• What is being asked
Copy out the listing that follows exactly, dropping every picture.

• Material for this exercise
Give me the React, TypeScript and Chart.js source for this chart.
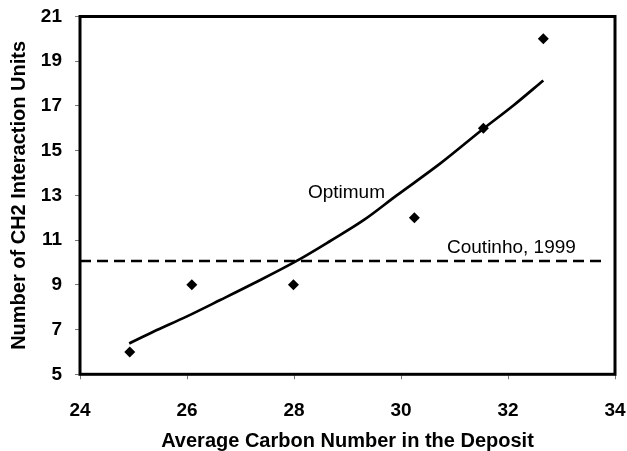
import React, { useEffect, useRef } from "react";
import { Chart, registerables } from "chart.js";

Chart.register(...registerables);

// Measured deposit samples
const sampleCarbon = [24.93, 26.09, 27.99, 30.25, 31.54, 32.66];
const sampleUnits = [6, 9, 9, 12, 16, 20];

// Optimum curve
const optimumCarbon = [24.92, 25.37, 25.99, 26.62, 27.24, 28.05, 28.67, 29.3, 29.92, 30.73, 31.54, 32.1, 32.66];
const optimumUnits = [6.38, 6.9, 7.58, 8.32, 9.06, 10.07, 10.95, 11.89, 13.0, 14.42, 15.98, 17.02, 18.14];

// Coutinho, 1999 reference level
const coutinhoCarbon = [24, 33.8];
const coutinhoUnits = [10.07, 10.07];

const xTicks = [24, 26, 28, 30, 32, 34];
const yTicks = [5, 7, 9, 11, 13, 15, 17, 19, 21];

const annotations = [
  { text: "Optimum", x: 28.26, y: 13.14 },
  { text: "Coutinho, 1999", x: 30.86, y: 10.68 },
];

const FONT = "Arial, 'Liberation Sans', Helvetica, sans-serif";

const zip = (xs: number[], ys: number[]) => xs.map((x, i) => ({ x, y: ys[i] }));

const framePlugin = {
  id: "frame",
  afterDatasetsDraw(chart: any) {
    const { ctx, chartArea } = chart;
    ctx.save();
    ctx.strokeStyle = "#000";
    ctx.lineWidth = 3;
    ctx.strokeRect(chartArea.left, chartArea.top, chartArea.right - chartArea.left, chartArea.bottom - chartArea.top);
    ctx.restore();
  },
};

const labelPlugin = {
  id: "curveLabels",
  afterDatasetsDraw(chart: any) {
    const { ctx, scales } = chart;
    ctx.save();
    ctx.fillStyle = "#000";
    ctx.font = `19px ${FONT}`;
    ctx.textAlign = "left";
    ctx.textBaseline = "middle";
    annotations.forEach((a) => {
      ctx.fillText(a.text, scales.x.getPixelForValue(a.x), scales.y.getPixelForValue(a.y));
    });
    ctx.restore();
  },
};

export default function App() {
  const canvasRef = useRef<HTMLCanvasElement>(null);

  useEffect(() => {
    if (!canvasRef.current) return;
    const chart = new Chart(canvasRef.current, {
      type: "scatter",
      data: {
        datasets: [
          {
            data: zip(coutinhoCarbon, coutinhoUnits),
            showLine: true,
            borderColor: "#000",
            borderWidth: 2.5,
            borderDash: [11, 6],
            pointRadius: 0,
          },
          {
            data: zip(optimumCarbon, optimumUnits),
            showLine: true,
            borderColor: "#000",
            borderWidth: 2.7,
            cubicInterpolationMode: "monotone",
            pointRadius: 0,
          },
          {
            data: zip(sampleCarbon, sampleUnits),
            showLine: false,
            pointStyle: "rectRot",
            pointRadius: 5.5,
            backgroundColor: "#000",
            borderColor: "#000",
            borderWidth: 0,
          },
        ],
      },
      options: {
        animation: false,
        responsive: false,
        events: [],
        layout: { padding: { left: 0, top: 16.5, right: 12, bottom: 0 } },
        plugins: { legend: { display: false }, tooltip: { enabled: false } },
        scales: {
          x: {
            type: "linear",
            min: 24,
            max: 34,
            afterBuildTicks: (s: any) => {
              s.ticks = xTicks.map((v) => ({ value: v }));
            },
            afterFit: (s: any) => {
              s.height = 76.7;
              s.paddingLeft = 0;
              s.paddingRight = 0;
            },
            grid: { drawOnChartArea: false, drawTicks: true, tickLength: 5, color: "#777", lineWidth: 1 },
            border: { display: false },
            ticks: { color: "#000", padding: 20, font: { family: FONT, size: 19, weight: "bold" } },
            title: {
              display: true,
              text: "Average Carbon Number in the Deposit",
              color: "#000",
              padding: { top: 0, bottom: 0 },
              font: { family: FONT, size: 20, weight: "bold", lineHeight: 1 },
            },
          },
          y: {
            type: "linear",
            min: 5,
            max: 21,
            afterBuildTicks: (s: any) => {
              s.ticks = yTicks.map((v) => ({ value: v }));
            },
            afterFit: (s: any) => {
              s.width = 80;
              s.paddingTop = 0;
              s.paddingBottom = 0;
            },
            grid: { drawOnChartArea: false, drawTicks: true, tickLength: 5, color: "#777", lineWidth: 1 },
            border: { display: false },
            ticks: { color: "#000", padding: 13, font: { family: FONT, size: 19, weight: "bold" } },
            title: {
              display: true,
              text: "Number of CH2 Interaction Units",
              color: "#000",
              padding: { top: 9, bottom: 0 },
              font: { family: FONT, size: 20, weight: "bold", lineHeight: 1 },
            },
          },
        },
      },
      plugins: [framePlugin, labelPlugin],
    });
    return () => chart.destroy();
  }, []);

  return (
    <div style={{ position: "absolute", left: 0, top: 0, width: 627, height: 451, background: "#fff" }}>
      <canvas ref={canvasRef} width={627} height={451} style={{ display: "block" }} />
    </div>
  );
}
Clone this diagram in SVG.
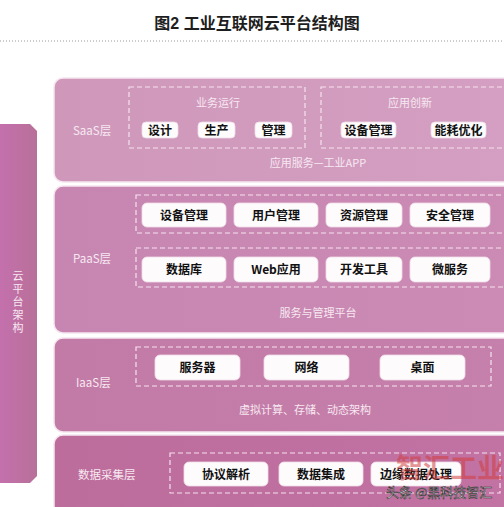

• Full output
Give me the React, TypeScript and Chart.js source for this chart.
import React, { useEffect, useRef } from "react";
import { Chart, registerables } from "chart.js";

Chart.register(...registerables);

// Measured deposit samples
const sampleCarbon = [24.93, 26.09, 27.99, 30.25, 31.54, 32.66];
const sampleUnits = [6, 9, 9, 12, 16, 20];

// Optimum curve
const optimumCarbon = [24.92, 25.37, 25.99, 26.62, 27.24, 28.05, 28.67, 29.3, 29.92, 30.73, 31.54, 32.1, 32.66];
const optimumUnits = [6.38, 6.9, 7.58, 8.32, 9.06, 10.07, 10.95, 11.89, 13.0, 14.42, 15.98, 17.02, 18.14];

// Coutinho, 1999 reference level
const coutinhoCarbon = [24, 33.8];
const coutinhoUnits = [10.07, 10.07];

const xTicks = [24, 26, 28, 30, 32, 34];
const yTicks = [5, 7, 9, 11, 13, 15, 17, 19, 21];

const annotations = [
  { text: "Optimum", x: 28.26, y: 13.14 },
  { text: "Coutinho, 1999", x: 30.86, y: 10.68 },
];

const FONT = "Arial, 'Liberation Sans', Helvetica, sans-serif";

const zip = (xs: number[], ys: number[]) => xs.map((x, i) => ({ x, y: ys[i] }));

const framePlugin = {
  id: "frame",
  afterDatasetsDraw(chart: any) {
    const { ctx, chartArea } = chart;
    ctx.save();
    ctx.strokeStyle = "#000";
    ctx.lineWidth = 3;
    ctx.strokeRect(chartArea.left, chartArea.top, chartArea.right - chartArea.left, chartArea.bottom - chartArea.top);
    ctx.restore();
  },
};

const labelPlugin = {
  id: "curveLabels",
  afterDatasetsDraw(chart: any) {
    const { ctx, scales } = chart;
    ctx.save();
    ctx.fillStyle = "#000";
    ctx.font = `19px ${FONT}`;
    ctx.textAlign = "left";
    ctx.textBaseline = "middle";
    annotations.forEach((a) => {
      ctx.fillText(a.text, scales.x.getPixelForValue(a.x), scales.y.getPixelForValue(a.y));
    });
    ctx.restore();
  },
};

export default function App() {
  const canvasRef = useRef<HTMLCanvasElement>(null);

  useEffect(() => {
    if (!canvasRef.current) return;
    const chart = new Chart(canvasRef.current, {
      type: "scatter",
      data: {
        datasets: [
          {
            data: zip(coutinhoCarbon, coutinhoUnits),
            showLine: true,
            borderColor: "#000",
            borderWidth: 2.5,
            borderDash: [11, 6],
            pointRadius: 0,
          },
          {
            data: zip(optimumCarbon, optimumUnits),
            showLine: true,
            borderColor: "#000",
            borderWidth: 2.7,
            cubicInterpolationMode: "monotone",
            pointRadius: 0,
          },
          {
            data: zip(sampleCarbon, sampleUnits),
            showLine: false,
            pointStyle: "rectRot",
            pointRadius: 5.5,
            backgroundColor: "#000",
            borderColor: "#000",
            borderWidth: 0,
          },
        ],
      },
      options: {
        animation: false,
        responsive: false,
        events: [],
        layout: { padding: { left: 0, top: 16.5, right: 12, bottom: 0 } },
        plugins: { legend: { display: false }, tooltip: { enabled: false } },
        scales: {
          x: {
            type: "linear",
            min: 24,
            max: 34,
            afterBuildTicks: (s: any) => {
              s.ticks = xTicks.map((v) => ({ value: v }));
            },
            afterFit: (s: any) => {
              s.height = 76.7;
              s.paddingLeft = 0;
              s.paddingRight = 0;
            },
            grid: { drawOnChartArea: false, drawTicks: true, tickLength: 5, color: "#777", lineWidth: 1 },
            border: { display: false },
            ticks: { color: "#000", padding: 20, font: { family: FONT, size: 19, weight: "bold" } },
            title: {
              display: true,
              text: "Average Carbon Number in the Deposit",
              color: "#000",
              padding: { top: 0, bottom: 0 },
              font: { family: FONT, size: 20, weight: "bold", lineHeight: 1 },
            },
          },
          y: {
            type: "linear",
            min: 5,
            max: 21,
            afterBuildTicks: (s: any) => {
              s.ticks = yTicks.map((v) => ({ value: v }));
            },
            afterFit: (s: any) => {
              s.width = 80;
              s.paddingTop = 0;
              s.paddingBottom = 0;
            },
            grid: { drawOnChartArea: false, drawTicks: true, tickLength: 5, color: "#777", lineWidth: 1 },
            border: { display: false },
            ticks: { color: "#000", padding: 13, font: { family: FONT, size: 19, weight: "bold" } },
            title: {
              display: true,
              text: "Number of CH2 Interaction Units",
              color: "#000",
              padding: { top: 9, bottom: 0 },
              font: { family: FONT, size: 20, weight: "bold", lineHeight: 1 },
            },
          },
        },
      },
      plugins: [framePlugin, labelPlugin],
    });
    return () => chart.destroy();
  }, []);

  return (
    <div style={{ position: "absolute", left: 0, top: 0, width: 627, height: 451, background: "#fff" }}>
      <canvas ref={canvasRef} width={627} height={451} style={{ display: "block" }} />
    </div>
  );
}
Clone this diagram in SVG.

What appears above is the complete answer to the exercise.